Vitaliy Haiduk (born 19 July 1957) is a Ukrainian businessman and politician. One of the founders of the corporation Industrial Union of Donbas. PhD. From 10 October 2006 to 12 May 2007 Secretary of the National Security and Defense Council of Ukraine. One of the richest Ukrainians, his estimated net worth is $2.7 billion.

== Biography ==
Haiduk was born in the village Khlibodarivka, Volnovakha Raion, Donetsk Oblast.
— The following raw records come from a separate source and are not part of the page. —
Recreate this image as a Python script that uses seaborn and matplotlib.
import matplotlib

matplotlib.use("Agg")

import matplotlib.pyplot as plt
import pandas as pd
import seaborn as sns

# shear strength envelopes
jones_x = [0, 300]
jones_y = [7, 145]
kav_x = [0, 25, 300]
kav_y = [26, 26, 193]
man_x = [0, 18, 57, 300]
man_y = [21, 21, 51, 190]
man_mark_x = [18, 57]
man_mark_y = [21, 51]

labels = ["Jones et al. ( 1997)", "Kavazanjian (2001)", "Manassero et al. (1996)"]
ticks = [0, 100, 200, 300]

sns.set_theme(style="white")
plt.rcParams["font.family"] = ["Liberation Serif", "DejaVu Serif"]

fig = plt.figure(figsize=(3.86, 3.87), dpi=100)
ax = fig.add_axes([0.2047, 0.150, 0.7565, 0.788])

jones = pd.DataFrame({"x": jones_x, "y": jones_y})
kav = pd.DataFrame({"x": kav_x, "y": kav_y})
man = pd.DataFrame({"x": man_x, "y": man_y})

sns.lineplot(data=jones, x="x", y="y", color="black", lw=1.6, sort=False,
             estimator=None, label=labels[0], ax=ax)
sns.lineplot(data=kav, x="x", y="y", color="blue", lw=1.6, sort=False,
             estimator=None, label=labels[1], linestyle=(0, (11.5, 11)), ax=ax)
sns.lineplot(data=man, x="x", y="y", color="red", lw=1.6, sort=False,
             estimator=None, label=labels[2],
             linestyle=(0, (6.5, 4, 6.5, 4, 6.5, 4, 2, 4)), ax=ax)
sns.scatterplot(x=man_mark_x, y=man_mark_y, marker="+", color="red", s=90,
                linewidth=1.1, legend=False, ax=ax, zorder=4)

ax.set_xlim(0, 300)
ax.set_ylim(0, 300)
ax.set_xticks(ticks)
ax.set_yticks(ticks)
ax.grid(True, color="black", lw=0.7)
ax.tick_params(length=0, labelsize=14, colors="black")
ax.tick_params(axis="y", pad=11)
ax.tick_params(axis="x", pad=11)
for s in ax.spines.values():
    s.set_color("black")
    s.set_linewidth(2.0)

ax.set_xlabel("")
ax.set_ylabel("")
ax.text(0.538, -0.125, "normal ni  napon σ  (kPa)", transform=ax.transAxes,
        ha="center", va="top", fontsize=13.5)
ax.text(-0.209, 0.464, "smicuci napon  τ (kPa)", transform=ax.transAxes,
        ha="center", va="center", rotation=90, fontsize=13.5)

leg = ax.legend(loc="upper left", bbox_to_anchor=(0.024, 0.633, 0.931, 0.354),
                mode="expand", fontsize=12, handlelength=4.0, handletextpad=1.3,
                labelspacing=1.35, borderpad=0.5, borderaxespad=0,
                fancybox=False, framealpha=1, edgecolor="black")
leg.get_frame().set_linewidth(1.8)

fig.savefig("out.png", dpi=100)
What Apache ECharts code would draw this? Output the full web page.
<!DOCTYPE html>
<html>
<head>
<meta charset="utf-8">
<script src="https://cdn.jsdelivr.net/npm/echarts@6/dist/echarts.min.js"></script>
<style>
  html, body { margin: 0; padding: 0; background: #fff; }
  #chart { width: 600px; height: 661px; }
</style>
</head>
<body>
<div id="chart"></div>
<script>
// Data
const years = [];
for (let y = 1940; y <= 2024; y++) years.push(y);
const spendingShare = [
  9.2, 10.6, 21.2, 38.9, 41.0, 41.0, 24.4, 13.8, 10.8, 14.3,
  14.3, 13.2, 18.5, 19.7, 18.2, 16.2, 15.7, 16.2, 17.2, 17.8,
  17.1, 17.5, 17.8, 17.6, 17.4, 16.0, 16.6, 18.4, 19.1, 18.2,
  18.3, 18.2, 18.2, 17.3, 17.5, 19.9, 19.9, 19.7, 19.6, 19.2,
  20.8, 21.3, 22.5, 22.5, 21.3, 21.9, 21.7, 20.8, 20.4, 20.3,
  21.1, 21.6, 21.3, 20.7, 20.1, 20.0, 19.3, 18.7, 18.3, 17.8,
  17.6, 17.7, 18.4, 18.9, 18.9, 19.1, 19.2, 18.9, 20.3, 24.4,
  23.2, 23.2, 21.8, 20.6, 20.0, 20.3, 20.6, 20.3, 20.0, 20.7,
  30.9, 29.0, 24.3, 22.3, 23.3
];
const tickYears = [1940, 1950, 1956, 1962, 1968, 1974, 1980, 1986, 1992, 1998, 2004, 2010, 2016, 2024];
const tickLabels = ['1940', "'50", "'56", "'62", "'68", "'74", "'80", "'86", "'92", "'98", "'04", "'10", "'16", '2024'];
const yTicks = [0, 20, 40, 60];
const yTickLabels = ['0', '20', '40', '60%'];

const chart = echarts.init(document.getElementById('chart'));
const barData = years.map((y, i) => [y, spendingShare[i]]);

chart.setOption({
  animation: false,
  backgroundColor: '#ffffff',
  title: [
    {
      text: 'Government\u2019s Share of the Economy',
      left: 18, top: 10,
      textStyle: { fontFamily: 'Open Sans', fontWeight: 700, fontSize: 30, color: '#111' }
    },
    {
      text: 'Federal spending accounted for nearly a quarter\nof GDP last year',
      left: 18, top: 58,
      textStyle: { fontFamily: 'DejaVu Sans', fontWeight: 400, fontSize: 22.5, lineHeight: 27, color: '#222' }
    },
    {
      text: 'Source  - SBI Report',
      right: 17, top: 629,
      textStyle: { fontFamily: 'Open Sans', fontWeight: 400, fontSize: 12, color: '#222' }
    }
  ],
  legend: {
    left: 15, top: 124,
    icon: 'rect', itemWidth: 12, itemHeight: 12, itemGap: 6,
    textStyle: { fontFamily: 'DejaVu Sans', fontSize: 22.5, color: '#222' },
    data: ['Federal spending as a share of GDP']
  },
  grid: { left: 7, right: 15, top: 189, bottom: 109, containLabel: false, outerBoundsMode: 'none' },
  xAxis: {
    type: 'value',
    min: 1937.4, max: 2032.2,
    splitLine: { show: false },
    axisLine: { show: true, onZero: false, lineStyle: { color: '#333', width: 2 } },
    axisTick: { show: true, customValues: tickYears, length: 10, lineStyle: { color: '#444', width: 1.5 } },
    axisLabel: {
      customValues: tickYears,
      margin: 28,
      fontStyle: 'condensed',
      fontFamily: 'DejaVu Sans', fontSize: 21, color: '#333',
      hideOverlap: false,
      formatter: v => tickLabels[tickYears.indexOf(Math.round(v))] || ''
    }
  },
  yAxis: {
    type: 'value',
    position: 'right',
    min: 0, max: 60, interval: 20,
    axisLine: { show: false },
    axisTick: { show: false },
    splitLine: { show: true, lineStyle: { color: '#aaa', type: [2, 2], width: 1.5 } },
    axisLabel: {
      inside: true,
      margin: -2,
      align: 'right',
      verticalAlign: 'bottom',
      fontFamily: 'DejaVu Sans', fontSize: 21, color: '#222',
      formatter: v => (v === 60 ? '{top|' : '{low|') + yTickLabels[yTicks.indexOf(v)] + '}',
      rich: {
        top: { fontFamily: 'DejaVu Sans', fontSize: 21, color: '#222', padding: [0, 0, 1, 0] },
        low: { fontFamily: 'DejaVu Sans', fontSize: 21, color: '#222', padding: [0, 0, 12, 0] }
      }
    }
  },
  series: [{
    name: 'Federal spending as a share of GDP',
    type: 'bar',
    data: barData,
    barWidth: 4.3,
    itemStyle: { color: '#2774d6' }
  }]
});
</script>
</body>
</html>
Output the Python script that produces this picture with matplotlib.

He is married and has a son and a daughter.

Education: Donetsk Polytechnic Institute (1980), engineer-economist, "Economics and Organization of the engineering industry", PhD thesis "Organizational — economic mechanism of leasing" (National Academy of Sciences Institute of Industrial Economics, 2001).

From 1980 — engineer, Donetsk Polytechnic Institute.

1981–1988 — Senior Economist, Head of Economics and Labour, Deputy Director of Economics, Donetsk Regional Center "AvtoVAZtehobsluhovuvannya".

1988–1994 — Director, Zuyevskaya electromechanical plant.

November 1994 — Deputy Chairman of Donetsk Regional Council.

November 1995 — July 1996 — Deputy Chairman of issues of industry, transport and communication, June — September 1997 — 1st Deputy Chairman of Donetsk Regional State Administration. In May 1997, the governor of the region was Viktor Yanukovych.

In January 2000 — April 2001 — Haiduk is 1st Deputy Minister, Ministry of Fuel and Energy of Ukraine.

2001 — 1st Deputy Head of the Central Office, the Party of Regions.

22 November 2001 — 26 November 2002 — Minister of Fuel and Energy of Ukraine.

26 November 2002 — 5 December 2003 — Deputy Prime Minister of Ukraine.

May 2004 — December 2006 — Chairman of the Supervisory Board of JSC "Dnieper Metallurgical Works named after Dzerzhinsky", President, Consortium "Industrial Group" (Kyiv).

He was a member of the Political Executive Committee of the Party of Regions.

== Proceedings and awards ==
Akademik of National Academy of Economic Sciences of Ukraine. "Honored Power Engineer CIS". Signs of "Miner's Glory" III, II Class. Diploma of the Cabinet of Ministers of Ukraine (2004). Order of Merit (2005). A civil servant rank 1 (January 2007).

Co-author of the book "Problems and prospects of development of leasing in Ukraine" (2000).